In the case of the insolvency of the Custodian, a liquidator may seek to freeze access to the silver held in all of the accounts held by the Custodian, including the Trust’s Allocated Account. Although the Trust would be able to claim ownership of properly allocated silver, the Trust could incur expenses in connection with asserting such claims, and the assertion of such a claim by the liquidator could delay creations and redemptions of Baskets.
In issuing Baskets, the Trustee relies on certain information received from the Custodian which is subject to confirmation after the Trustee has relied on the information. If such information turns out to be incorrect, Baskets may be issued in exchange for an amount of silver which is more or less than the amount of silver which is required to be deposited with the Trust.
The Custodian’s definitive records are prepared after the close of its business day. However, when issuing Baskets, the Trustee relies on information reporting the amount of silver credited to the Trust’s accounts which it receives from the Custodian during the business day and which is subject to correction during the preparation of the Custodian’s definitive records after the close of business. If the information relied upon by the Trustee is incorrect, the amount of silver actually received by the Trust may be more or less than the amount required to be deposited for the issuance of Baskets.

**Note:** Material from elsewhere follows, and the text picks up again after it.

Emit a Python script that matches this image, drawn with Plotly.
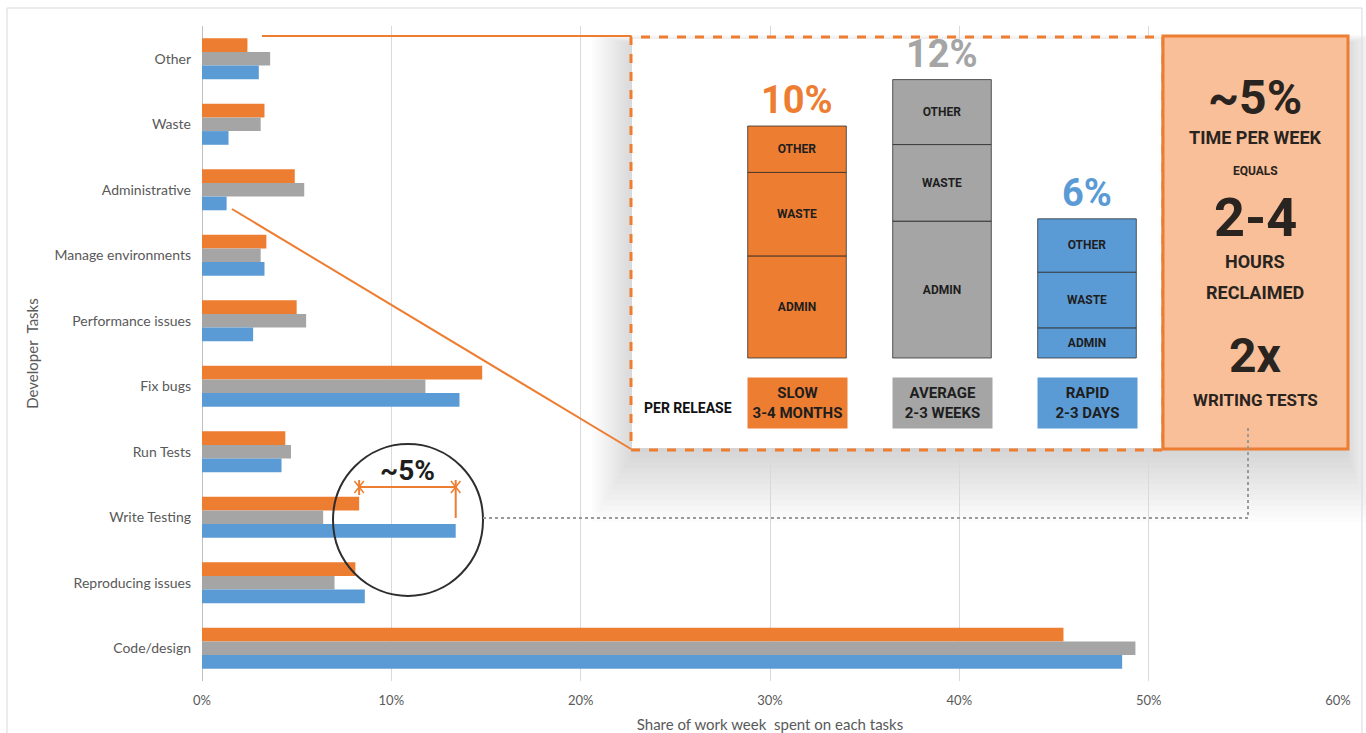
import plotly.graph_objects as go

# ---- data -------------------------------------------------------------
tasks = ["Other", "Waste", "Administrative", "Manage environments",
         "Performance issues", "Fix bugs", "Run Tests", "Write Testing",
         "Reproducing issues", "Code/design"]
slow_share = [2.4, 3.3, 4.9, 3.4, 5.0, 14.8, 4.4, 8.3, 8.1, 45.5]
average_share = [3.6, 3.1, 5.4, 3.1, 5.5, 11.8, 4.7, 6.4, 7.0, 49.3]
rapid_share = [3.0, 1.4, 1.3, 3.3, 2.7, 13.6, 4.2, 13.4, 8.6, 48.6]
x_ticks = [0, 10, 20, 30, 40, 50, 60]
x_tick_labels = ["0%", "10%", "20%", "30%", "40%", "50%", "60%"]

cadences = ["SLOW", "AVERAGE", "RAPID"]
cadence_periods = ["3-4 MONTHS", "2-3 WEEKS", "2-3 DAYS"]
overhead_totals = [10, 12, 6]
overhead_admin = [4.4, 5.9, 1.3]
overhead_waste = [3.6, 3.3, 2.4]
overhead_other = [2.0, 2.8, 2.3]

callout_lines = [("~5%", 48), ("TIME PER WEEK", 18), ("EQUALS", 12), ("2-4", 54),
                 ("HOURS", 18), ("RECLAIMED", 18), ("2x", 48), ("WRITING TESTS", 17)]

# ---- styling ----------------------------------------------------------
ORANGE, GRAY, BLUE = "#ED7D31", "#A5A5A5", "#5B9BD5"
PEACH = "#F9BF98"
TEXT_GRAY = "#595959"
BODY = "Lato, 'Open Sans', sans-serif"
COND = "Roboto, 'Liberation Sans', sans-serif"

W, H = 1366, 733
L, R, T, B = 202, 1338, 26, 681   # plot area in pixels


def px(x):
    return (x - L) / (R - L)


def py(y):
    return (B - y) / (B - T)


fig = go.Figure()

# main grouped bars (slow on top of each group)
for name, vals, col in [("Slow", slow_share, ORANGE),
                        ("Average", average_share, GRAY),
                        ("Rapid", rapid_share, BLUE)]:
    fig.add_trace(go.Bar(y=tasks, x=vals, orientation="h", name=name,
                         marker=dict(color=col, line=dict(width=0)),
                         hoverinfo="skip", xaxis="x", yaxis="y"))

# inset: stacked overhead per release cadence
base_waste = overhead_admin
base_other = [a + w for a, w in zip(overhead_admin, overhead_waste)]
seg_colors = [ORANGE, GRAY, BLUE]
for label, vals, base in [("ADMIN", overhead_admin, [0, 0, 0]),
                          ("WASTE", overhead_waste, base_waste),
                          ("OTHER", overhead_other, base_other)]:
    fig.add_trace(go.Bar(
        x=cadences, y=vals, base=base, offsetgroup="inset", width=0.68,
        marker=dict(color=seg_colors, line=dict(color="rgba(40,40,40,0.75)", width=1)),
        text=[label] * 3, textposition="inside", insidetextanchor="middle",
        textangle=0, constraintext="none",
        textfont=dict(family=COND, size=12, color="#1e1e1e", weight="bold"),
        hoverinfo="skip", xaxis="x2", yaxis="y2"))

shapes = []

# soft drop shadow behind the inset panel
for k in range(14):
    g = 3.6 * k
    shapes.append(dict(type="rect", xref="paper", yref="paper", layer="below",
                       x0=px(634 - g * 0.9), x1=px(1346 + g * 0.6),
                       y0=py(452 + g * 1.5), y1=py(44 - g * 0.2),
                       line=dict(width=0), fillcolor="rgba(0,0,0,0.013)"))

# outer frame
shapes.append(dict(type="rect", xref="paper", yref="paper", layer="below",
                   x0=px(7), x1=px(1362), y0=py(760), y1=py(8),
                   line=dict(color="#d9d9d9", width=1), fillcolor="rgba(0,0,0,0)"))

# connector lines from the chart to the inset
shapes.append(dict(type="line", xref="paper", yref="paper", layer="above",
                   x0=px(262), y0=py(36), x1=px(631), y1=py(36),
                   line=dict(color=ORANGE, width=2)))
shapes.append(dict(type="line", xref="paper", yref="paper", layer="above",
                   x0=px(232), y0=py(209), x1=px(631), y1=py(449),
                   line=dict(color=ORANGE, width=2)))

# inset dashed border and callout box
shapes.append(dict(type="rect", xref="paper", yref="paper", layer="above",
                   x0=px(631), x1=px(1163), y0=py(450), y1=py(37),
                   line=dict(color=ORANGE, width=3, dash="dash")))
shapes.append(dict(type="rect", xref="paper", yref="paper", layer="above",
                   x0=px(1163), x1=px(1348), y0=py(449), y1=py(36),
                   line=dict(color=ORANGE, width=3), fillcolor=PEACH))

# circle around the write-testing gap
shapes.append(dict(type="circle", xref="paper", yref="paper", layer="above",
                   x0=px(333), x1=px(483), y0=py(596), y1=py(444),
                   line=dict(color="#2e2e2e", width=2)))

# dotted link from circle to callout
shapes.append(dict(type="path", xref="paper", yref="paper", layer="above",
                   path=f"M {px(483)},{py(518)} L {px(1248)},{py(518)} L {px(1248)},{py(428)}",
                   line=dict(color="#9a9a9a", width=2, dash="dot")))

# bracket spanning slow vs rapid write-testing share
wt = tasks.index("Write Testing")
xa, xb = slow_share[wt], rapid_share[wt]
shapes.append(dict(type="line", xref="x", yref="paper", layer="above",
                   x0=xa, x1=xb, y0=py(487), y1=py(487),
                   line=dict(color=ORANGE, width=2)))
shapes.append(dict(type="line", xref="x", yref="paper", layer="above",
                   x0=xa, x1=xa, y0=py(480), y1=py(495),
                   line=dict(color=ORANGE, width=2)))
shapes.append(dict(type="line", xref="x", yref="paper", layer="above",
                   x0=xb, x1=xb, y0=py(480), y1=py(518),
                   line=dict(color=ORANGE, width=2)))
d = 0.25
for xe in (xa, xb):
    shapes.append(dict(type="line", xref="x", yref="paper", layer="above",
                       x0=xe - d, x1=xe + d, y0=py(481), y1=py(493),
                       line=dict(color=ORANGE, width=1.5)))
    shapes.append(dict(type="line", xref="x", yref="paper", layer="above",
                       x0=xe - d, x1=xe + d, y0=py(493), y1=py(481),
                       line=dict(color=ORANGE, width=1.5)))

annotations = []

annotations.append(dict(xref="x", yref="paper", x=(xa + xb) / 2, y=py(470),
                        xanchor="center", yanchor="middle",
                        text="~5%", showarrow=False,
                        font=dict(family=COND, size=28, color="#1e1e1e", weight="bold")))

# inset percent labels above each stack
for cad, tot, col in zip(cadences, overhead_totals, seg_colors):
    annotations.append(dict(xref="x2", yref="y2", x=cad, y=tot,
                            xanchor="center", yanchor="bottom",
                            yshift=2, text=f"{tot}%", showarrow=False,
                            font=dict(family=COND, size=38, color=col, weight="bold")))

# cadence boxes
for cad, per, col in zip(cadences, cadence_periods, seg_colors):
    annotations.append(dict(xref="x2", yref="paper", x=cad, y=py(403),
                            xanchor="center", yanchor="middle",
                            text=f"{cad}<br>{per}", showarrow=False,
                            width=99, height=50, bgcolor=col, borderpad=0,
                            font=dict(family=COND, size=15, color="#1e1e1e", weight="bold")))

annotations.append(dict(xref="paper", yref="paper", x=px(688), y=py(408),
                        xanchor="center", yanchor="middle",
                        text="PER RELEASE", showarrow=False,
                        font=dict(family=COND, size=14, color="#111111", weight="bold")))

# callout text
callout_y = [97, 137, 171, 217, 261, 292, 356, 400]
for (txt, size), yy in zip(callout_lines, callout_y):
    annotations.append(dict(xref="paper", yref="paper", x=px(1255), y=py(yy),
                            xanchor="center", yanchor="middle",
                            text=txt, showarrow=False,
                            font=dict(family=COND, size=size, color="#2a2420", weight="bold")))

# inset axis geometry: 145 px per category, 23.2 px per percentage point
cat_px = 145.0
first_center = 797.0
unit_px = 23.2
base_px = 358.0
dom_x0, dom_x1 = 632, 1161
dom_y0, dom_y1 = 448, 39

fig.update_layout(
    width=W, height=H,
    margin=dict(l=L, r=W - R, t=T, b=H - B),
    paper_bgcolor="white", plot_bgcolor="white",
    barmode="group", bargap=0.373, bargroupgap=0,
    showlegend=False,
    font=dict(family=BODY, color=TEXT_GRAY),
    xaxis=dict(range=[0, 60], tickmode="array", tickvals=x_ticks, ticktext=x_tick_labels,
               automargin=False,
               showgrid=True, gridcolor="#d9d9d9", gridwidth=1,
               zeroline=True, zerolinecolor="#bfbfbf", zerolinewidth=1,
               showline=False, ticks="", ticklabelstandoff=10,
               tickfont=dict(family=BODY, size=13, color=TEXT_GRAY),
               title=dict(text="Share of work week  spent on each tasks",
                          font=dict(family=BODY, size=15, color=TEXT_GRAY),
                          standoff=12),
               fixedrange=True),
    yaxis=dict(type="category", autorange="reversed", automargin=False,
               showgrid=False, showline=False, ticks="", ticklabelstandoff=10,
               tickfont=dict(family=BODY, size=14, color=TEXT_GRAY),
               title=dict(text="Developer  Tasks",
                          font=dict(family=BODY, size=15, color=TEXT_GRAY),
                          standoff=12),
               fixedrange=True),
    xaxis2=dict(domain=[px(dom_x0), px(dom_x1)], anchor="y2", type="category",
                categoryorder="array", categoryarray=cadences,
                range=[(dom_x0 - first_center) / cat_px, (dom_x1 - first_center) / cat_px],
                visible=False, showgrid=False, fixedrange=True),
    yaxis2=dict(domain=[py(dom_y0), py(dom_y1)], anchor="x2",
                range=[(base_px - dom_y0) / unit_px, (base_px - dom_y1) / unit_px],
                visible=False, showgrid=False, zeroline=False, fixedrange=True),
    shapes=shapes,
    annotations=annotations,
)

fig.write_html("out.html")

The sale of the Trust’s silver to pay expenses not assumed by the Sponsor at a time of low silver prices could adversely affect the value of the Shares.

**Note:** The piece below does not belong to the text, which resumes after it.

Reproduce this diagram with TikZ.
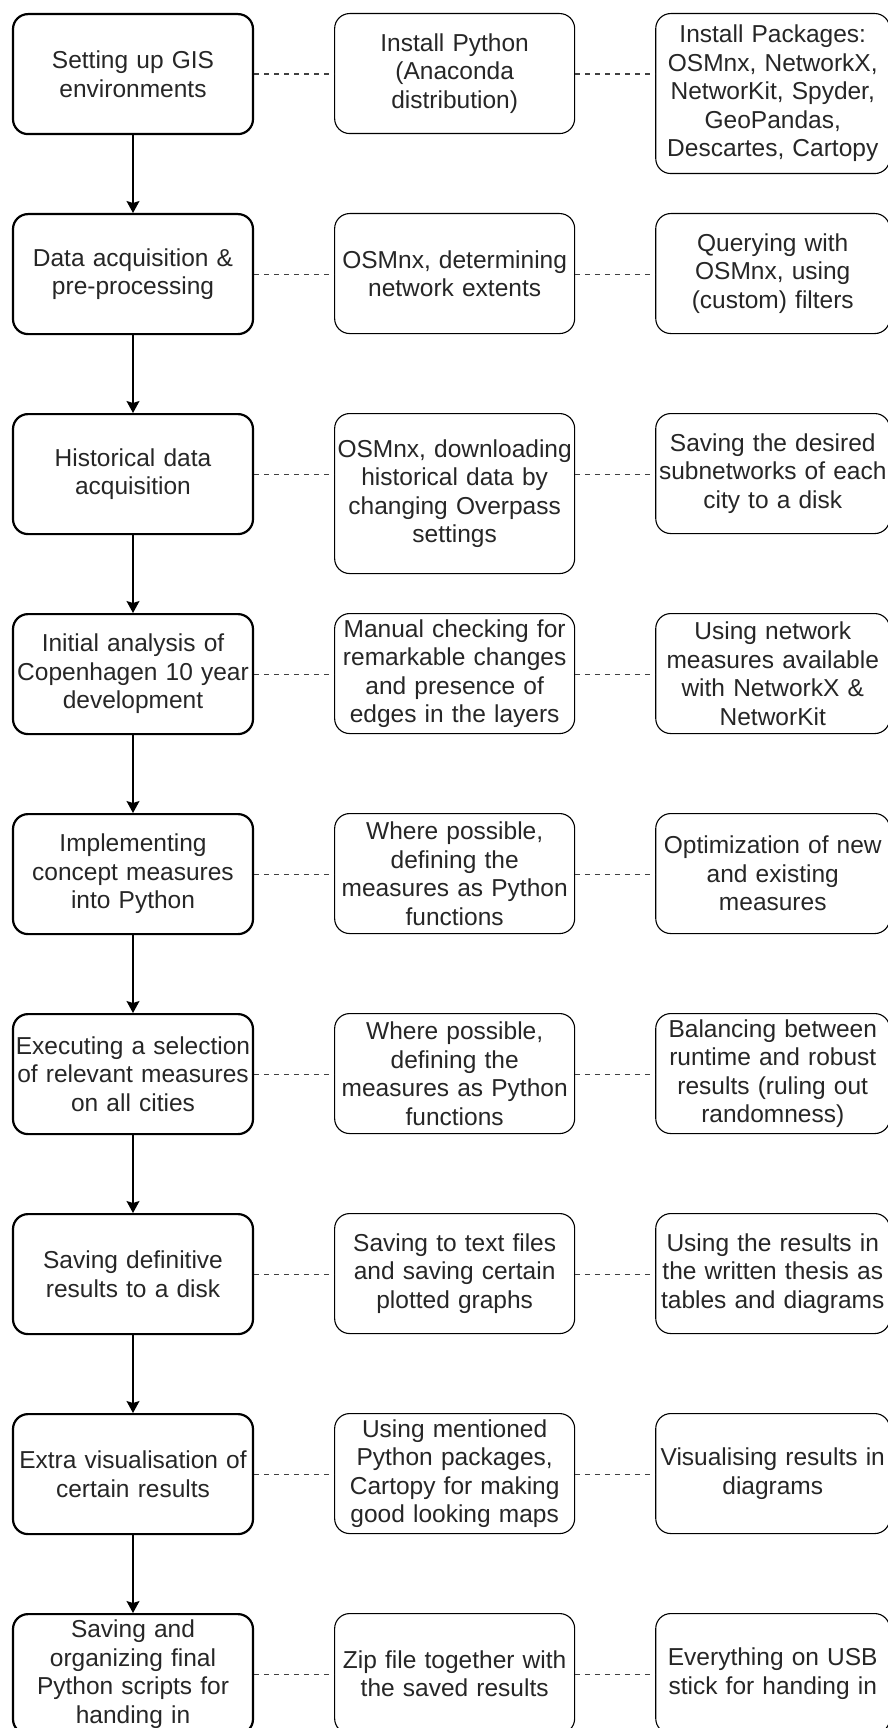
\documentclass[tikz,border=0pt]{standalone}
\usepackage{fontspec}
\setmainfont{Liberation Sans}
\usetikzlibrary{arrows.meta,positioning}
\tikzset{
  wf/.style={x=1pt, y=-1pt, >={Stealth[length=12pt,width=13pt,inset=2pt]},
             every node/.style={draw, rounded corners=15pt, align=center, anchor=north, inner sep=2pt,
                                font=\fontsize{24.5}{28.5}\selectfont, text=black!85}},
  phase/.style={line width=2.2pt, text width=236pt, minimum height=120pt},
  task/.style={line width=1.1pt, text width=236pt, minimum height=120pt, right=80pt of #1, anchor=north west},
  detail/.style={line width=1.1pt, text width=230pt, minimum height=120pt, right=80pt of #1, anchor=north west},
  tall/.style={minimum height=160pt},
  flow/.style={->, line width=1.2pt},
  link/.style={line width=1.2pt, black!75, dash pattern=on 5pt off 5pt}
}

\begin{document}
\begin{tikzpicture}[wf]
\useasboundingbox (0,0) rectangle (888,1728);
\node[phase] (p1) at (133,13) {Setting up GIS\\environments};
\node[task=p1.north east] (t1) {Install Python\\(Anaconda\\distribution)};
\node[detail=t1.north east, tall] (d1) {Install Packages:\\OSMnx, NetworkX,\\NetworKit, Spyder,\\GeoPandas,\\Descartes, Cartopy};
\node[phase] (p2) at (133,213) {Data acquisition \&\\pre-processing};
\node[task=p2.north east] (t2) {OSMnx, determining\\network extents};
\node[detail=t2.north east] (d2) {Querying with\\OSMnx, using\\(custom) filters};
\node[phase] (p3) at (133,413) {Historical data\\acquisition};
\node[task=p3.north east, tall] (t3) {OSMnx, downloading\\historical data by\\changing Overpass\\settings};
\node[detail=t3.north east] (d3) {Saving the desired\\subnetworks of each\\city to a disk};
\node[phase] (p4) at (133,613) {Initial analysis of\\Copenhagen 10 year\\development};
\node[task=p4.north east] (t4) {Manual checking for\\remarkable changes\\and presence of\\edges in the layers};
\node[detail=t4.north east] (d4) {Using network\\measures available\\with NetworkX \&\\NetworKit};
\node[phase] (p5) at (133,813) {Implementing\\concept measures\\into Python};
\node[task=p5.north east] (t5) {Where possible,\\defining the\\measures as Python\\functions};
\node[detail=t5.north east] (d5) {Optimization of new\\and existing\\measures};
\node[phase] (p6) at (133,1013) {Executing a selection\\of relevant measures\\on all cities};
\node[task=p6.north east] (t6) {Where possible,\\defining the\\measures as Python\\functions};
\node[detail=t6.north east] (d6) {Balancing between\\runtime and robust\\results (ruling out\\randomness)};
\node[phase] (p7) at (133,1213) {Saving definitive\\results to a disk};
\node[task=p7.north east] (t7) {Saving to text files\\and saving certain\\plotted graphs};
\node[detail=t7.north east] (d7) {Using the results in\\the written thesis as\\tables and diagrams};
\node[phase] (p8) at (133,1413) {Extra visualisation of\\certain results};
\node[task=p8.north east] (t8) {Using mentioned\\Python packages,\\Cartopy for making\\good looking maps};
\node[detail=t8.north east] (d8) {Visualising results in\\diagrams};
\node[phase] (p9) at (133,1613) {Saving and\\organizing final\\Python scripts for\\handing in};
\node[task=p9.north east] (t9) {Zip file together with\\the saved results};
\node[detail=t9.north east] (d9) {Everything on USB\\stick for handing in};
\foreach \i in {1,...,9}
  \draw[link] (p\i.east) -- (p\i.east -| t\i.west) (p\i.east -| t\i.east) -- (p\i.east -| d\i.west);
\foreach \i [evaluate=\i as \j using int(\i+1)] in {1,...,8}
  \draw[flow] (p\i) -- (p\j);
\end{tikzpicture}
\end{document}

The Trustee sells silver held by the Trust to pay Trust expenses not assumed by the Sponsor on an as-needed basis irrespective of then-current silver prices. The Trust is not actively managed and no attempt will be made to buy or sell silver to protect against or to take advantage of fluctuations in the price of silver. Consequently, the Trust’s silver may be sold at a time when the silver price is low, resulting in a negative effect on the value of the Shares.
The value of the Shares will be adversely affected if the Trust is required to indemnify the Sponsor or the Trustee under the Trust Agreement.
Under the Trust Agreement, each of the Sponsor and the Trustee has a right to be indemnified from the Trust for any liability or expense it incurs without gross negligence, bad faith or willful misconduct on its part. That means the Sponsor or the Trustee may require the assets of the Trust to be sold in order to cover losses or liability suffered by it. Any sale of that kind would reduce the NAV of the Trust and the value of the Shares.